§ PROBLEM DETAILS: Copy each line in which the string "this" occurs.

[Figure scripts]
* begin *
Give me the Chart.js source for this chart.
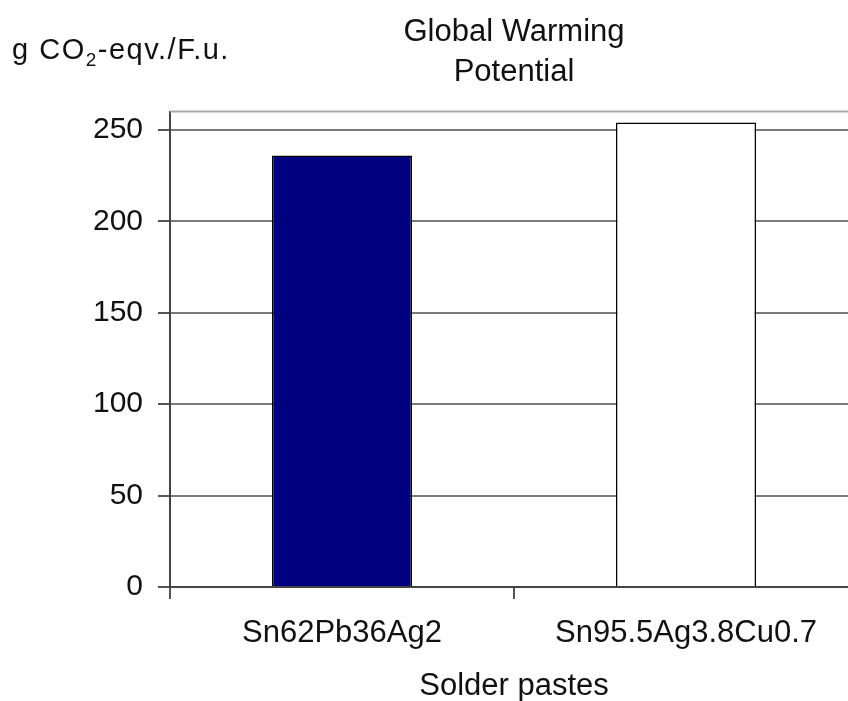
<!DOCTYPE html>
<html>
<head>
<meta charset="utf-8">
<title>Global Warming Potential</title>
<script src="https://cdn.jsdelivr.net/npm/chart.js@4.4.1/dist/chart.umd.min.js"></script>
<style>
  html, body { margin: 0; padding: 0; background: #fff; overflow: hidden; }
  #wrap { width: 870px; height: 701px; }
</style>
</head>
<body>
<div id="wrap"><canvas id="myChart"></canvas></div>
<script>
// datos
const pastas = ["Sn62Pb36Ag2", "Sn95.5Ag3.8Cu0.7"];
const gwp = [236, 254];
const coloresBarra = ["#000080", "#ffffff"];
const ticksY = [0, 50, 100, 150, 200, 250];
const maxY = 260;

const fuente = "'Liberation Sans', Arial, sans-serif";
Chart.defaults.font.family = fuente;
Chart.defaults.color = "#111";

// titulo del eje y (con subindice) y borde superior del area
const extras = {
    id: "extras",
    afterDraw(chart) {
        const { ctx, chartArea } = chart;
        ctx.save();
        ctx.strokeStyle = "#aaaaaa";
        ctx.lineWidth = 2;
        ctx.beginPath();
        ctx.moveTo(chartArea.left, chartArea.top);
        ctx.lineTo(chartArea.right, chartArea.top);
        ctx.stroke();

        ctx.fillStyle = "#111";
        ctx.textBaseline = "alphabetic";
        ctx.letterSpacing = "1.5px";
        let x = 12;
        ctx.font = "29px " + fuente;
        ctx.fillText("g CO", x, 59);
        x += ctx.measureText("g CO").width;
        ctx.font = "19px " + fuente;
        ctx.fillText("2", x, 66);
        x += ctx.measureText("2").width;
        ctx.font = "29px " + fuente;
        ctx.fillText("-eqv./F.u.", x, 59);
        ctx.restore();
    }
};

const chartDOM = document.querySelector("#myChart");
const myChart = new Chart(chartDOM, {
    type: "bar",
    data: {
        labels: pastas,
        datasets: [{
            data: gwp,
            backgroundColor: coloresBarra,
            borderColor: "#000",
            borderWidth: 1.5,
            barPercentage: 0.407,
            categoryPercentage: 1
        }]
    },
    options: {
        responsive: true,
        maintainAspectRatio: false,
        animation: false,
        layout: { padding: { top: 0, right: 12, bottom: 0, left: 0 } },
        plugins: {
            legend: { display: false },
            tooltip: { enabled: false },
            title: {
                display: true,
                text: ["Global Warming", "Potential"],
                fullSize: false,
                color: "#111",
                font: { size: 31, weight: "normal", lineHeight: 1.3 },
                padding: { top: 12, bottom: 19 }
            }
        },
        scales: {
            x: {
                afterFit: (s) => { s.height = 114; },
                grid: { drawOnChartArea: false, tickLength: 12, color: "#555", lineWidth: 2 },
                border: { color: "#444", width: 2 },
                ticks: { padding: 16, font: { size: 31 } },
                title: {
                    display: true,
                    text: "Solder pastes",
                    font: { size: 31, lineHeight: 0.95 },
                    padding: { top: 0, bottom: 0 }
                }
            },
            y: {
                min: 0,
                max: maxY,
                afterBuildTicks: (s) => { s.ticks = ticksY.map((v) => ({ value: v })); },
                afterFit: (s) => { s.width = 170; },
                grid: { color: "#7a7a7a", lineWidth: 2, tickLength: 12, tickColor: "#555" },
                border: { color: "#444", width: 2 },
                ticks: { padding: 15, font: { size: 30 } }
            }
        }
    },
    plugins: [extras]
});
</script>
</body>
</html>
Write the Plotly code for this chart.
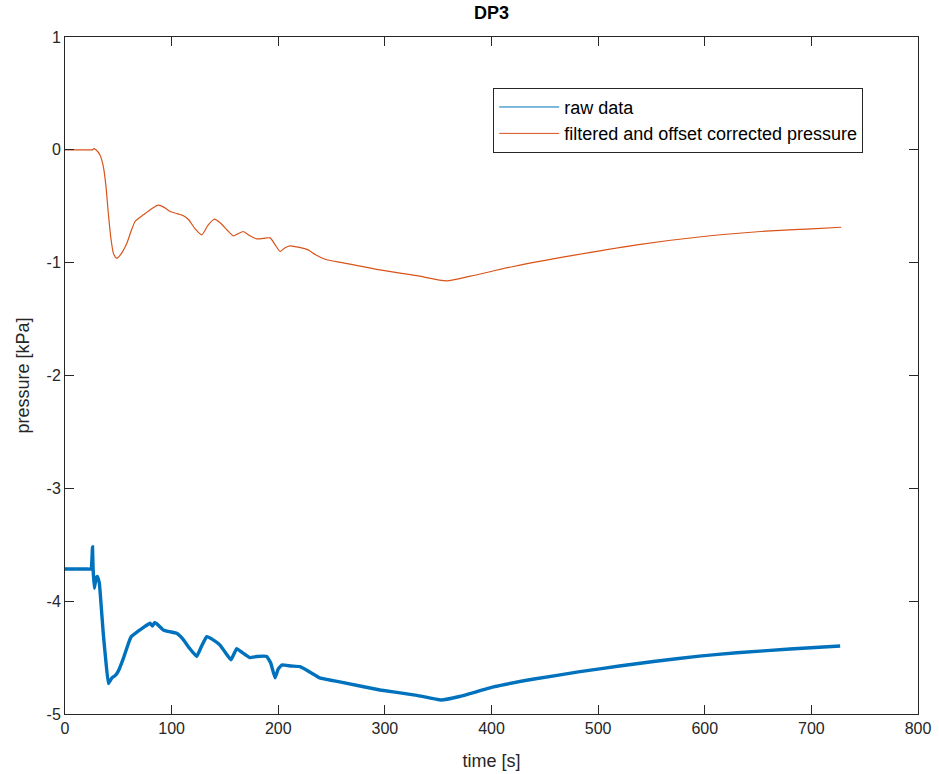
import plotly.graph_objects as go

# time [s] and pressure [kPa]
t_raw = [0, 10, 20, 24.5, 25.3, 25.8, 26.3, 27.5, 29, 30.3, 32.2, 34, 36, 38, 40.7,
         44, 47, 50, 55, 60, 62.5, 68, 74, 79.7, 82, 84, 86, 92.2, 98, 104.8, 110,
         117, 123.5, 128, 132.9, 140, 145.4, 150, 155.7, 161, 167, 173.5, 180, 189.2,
         193, 197, 200, 203.3, 212, 220.5, 230, 239, 260, 295.5, 330, 352.7, 370,
         401.8, 440, 483, 520, 552, 595, 630, 680, 727]
p_raw = [-3.715, -3.715, -3.715, -3.715, -3.62, -3.52, -3.70, -3.886, -3.80, -3.78,
         -3.84, -4.05, -4.30, -4.50, -4.73, -4.68, -4.66, -4.62, -4.50, -4.36, -4.31,
         -4.27, -4.23, -4.195, -4.22, -4.19, -4.20, -4.255, -4.27, -4.285, -4.33,
         -4.42, -4.49, -4.40, -4.315, -4.35, -4.39, -4.45, -4.52, -4.42, -4.46, -4.50,
         -4.49, -4.49, -4.55, -4.68, -4.60, -4.566, -4.575, -4.58, -4.63, -4.68,
         -4.72, -4.787, -4.835, -4.876, -4.845, -4.76, -4.69, -4.625, -4.575, -4.535,
         -4.487, -4.457, -4.424, -4.398]

t_filt = [0, 10, 20, 26, 27, 29, 32.8, 36, 38.5, 40.6, 43, 45.5, 48.5, 52, 57.9, 62,
          65.7, 70, 73.5, 80, 87.5, 93, 98.5, 105, 111, 116, 122, 128.2, 134, 139.8,
          146, 152, 157.9, 162, 167.3, 173, 179.8, 186, 192.3, 197, 201.7, 206, 211,
          220, 228, 235, 244, 260, 295.5, 330, 358, 380, 420.5, 473.7, 536.3, 598.8,
          661.3, 700, 728]
p_filt = [0, 0, 0, 0, 0.01, 0, -0.045, -0.15, -0.33, -0.56, -0.78, -0.92, -0.96, -0.93,
          -0.83, -0.72, -0.635, -0.60, -0.576, -0.53, -0.49, -0.51, -0.547, -0.565,
          -0.584, -0.62, -0.70, -0.753, -0.67, -0.615, -0.65, -0.71, -0.762, -0.745,
          -0.724, -0.76, -0.789, -0.785, -0.78, -0.84, -0.90, -0.87, -0.851, -0.865,
          -0.887, -0.93, -0.97, -1.0, -1.064, -1.115, -1.161, -1.12, -1.034, -0.94,
          -0.842, -0.768, -0.718, -0.70, -0.686]

x_ticks = [0, 100, 200, 300, 400, 500, 600, 700, 800]
y_ticks = [-5, -4, -3, -2, -1, 0, 1]
y_ticktext = ["-5", "-4", "-3", "-2", "-1", "0", "1"]

FONT = "Liberation Sans, Arial, Helvetica, sans-serif"
AX = "#262626"
BLUE = "#0072BD"
ORANGE = "#D95319"

fig = go.Figure()
fig.add_trace(go.Scatter(x=t_raw, y=p_raw, mode="lines", name="raw data",
                         showlegend=False, legendgroup="raw",
                         line=dict(color=BLUE, width=3.4, shape="spline", smoothing=0.3)))
fig.add_trace(go.Scatter(x=t_filt, y=p_filt, mode="lines",
                         name="filtered and offset corrected pressure",
                         showlegend=False, legendgroup="filt",
                         line=dict(color=ORANGE, width=1.2, shape="spline", smoothing=0.6)))
# legend-only entries with thin sample lines
fig.add_trace(go.Scatter(x=[None], y=[None], mode="lines", name="raw data",
                         legendgroup="raw", line=dict(color=BLUE, width=1)))
fig.add_trace(go.Scatter(x=[None], y=[None], mode="lines",
                         name="filtered and offset corrected pressure",
                         legendgroup="filt", line=dict(color=ORANGE, width=1)))

axis_common = dict(showgrid=False, zeroline=False, showline=True, linecolor=AX,
                   linewidth=1, mirror="allticks", ticks="inside", ticklen=9,
                   tickcolor=AX, tickwidth=1, automargin=False,
                   tickfont=dict(family=FONT, size=16, color=AX))

fig.update_layout(
    width=939, height=774,
    margin=dict(l=65, r=21, t=37, b=60),
    paper_bgcolor="white", plot_bgcolor="white",
    font=dict(family=FONT, color=AX),
    title=dict(text="<b>DP3</b>", x=0.5, xref="paper", y=1 - 13 / 774,
               yanchor="middle", font=dict(family=FONT, size=18, color="black")),
    xaxis=dict(range=[0, 800], tickvals=x_ticks,
               title=dict(text="time [s]", font=dict(family=FONT, size=18, color=AX),
                          standoff=18),
               **axis_common),
    yaxis=dict(range=[-5, 1], tickvals=y_ticks, ticktext=y_ticktext,
               title=dict(text="pressure [kPa]", font=dict(family=FONT, size=18, color=AX),
                          standoff=12),
               **axis_common),
    legend=dict(x=0.502, y=0.925, xanchor="left", yanchor="top",
                bgcolor="white", bordercolor=AX, borderwidth=1,
                font=dict(family=FONT, size=18, color="black"),
                tracegroupgap=0, itemwidth=60),
    showlegend=True,
)

fig.write_html("out.html")
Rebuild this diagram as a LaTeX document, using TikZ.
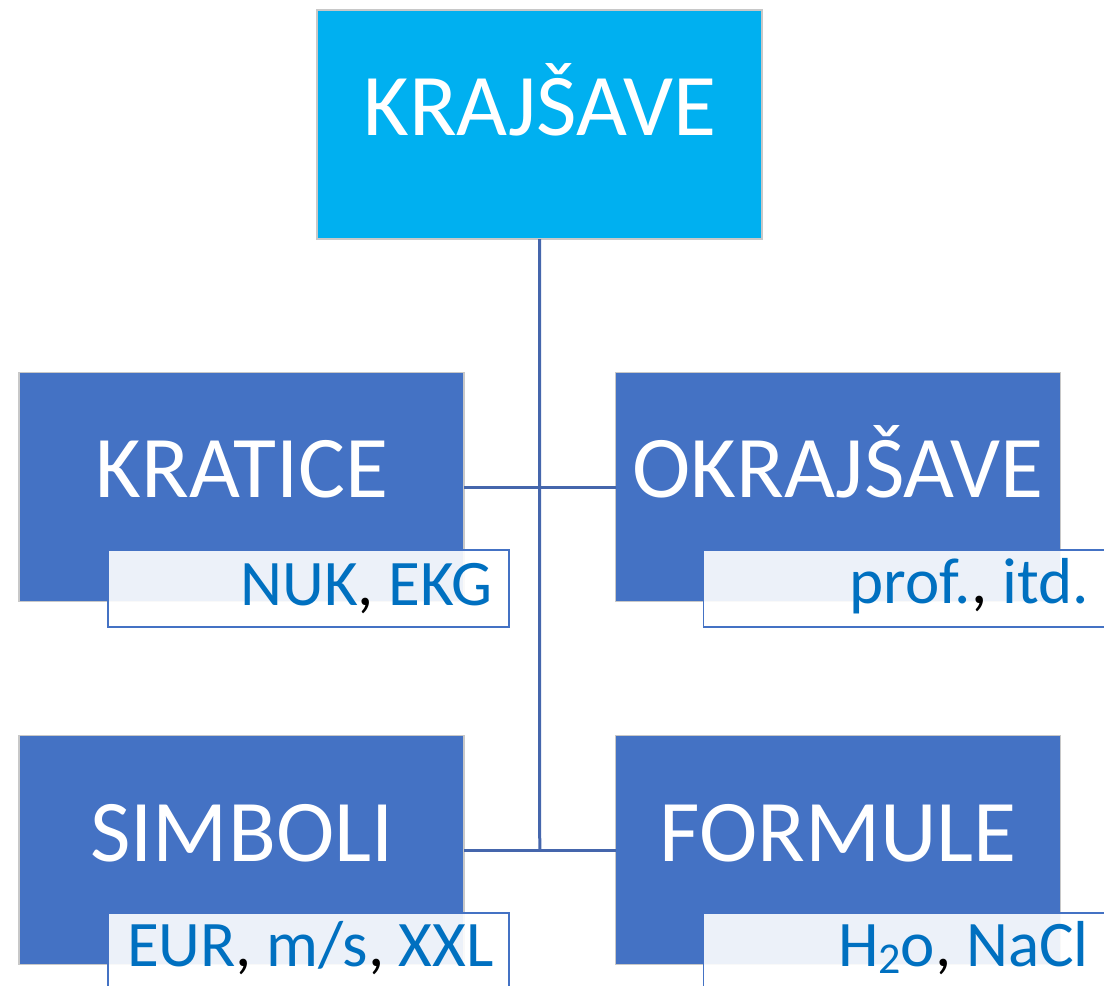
* end *
§ THE SOLUTION:
Give me the Chart.js source for this chart.
Write the Plotly code for this chart.
Rebuild this diagram as a LaTeX document, using TikZ.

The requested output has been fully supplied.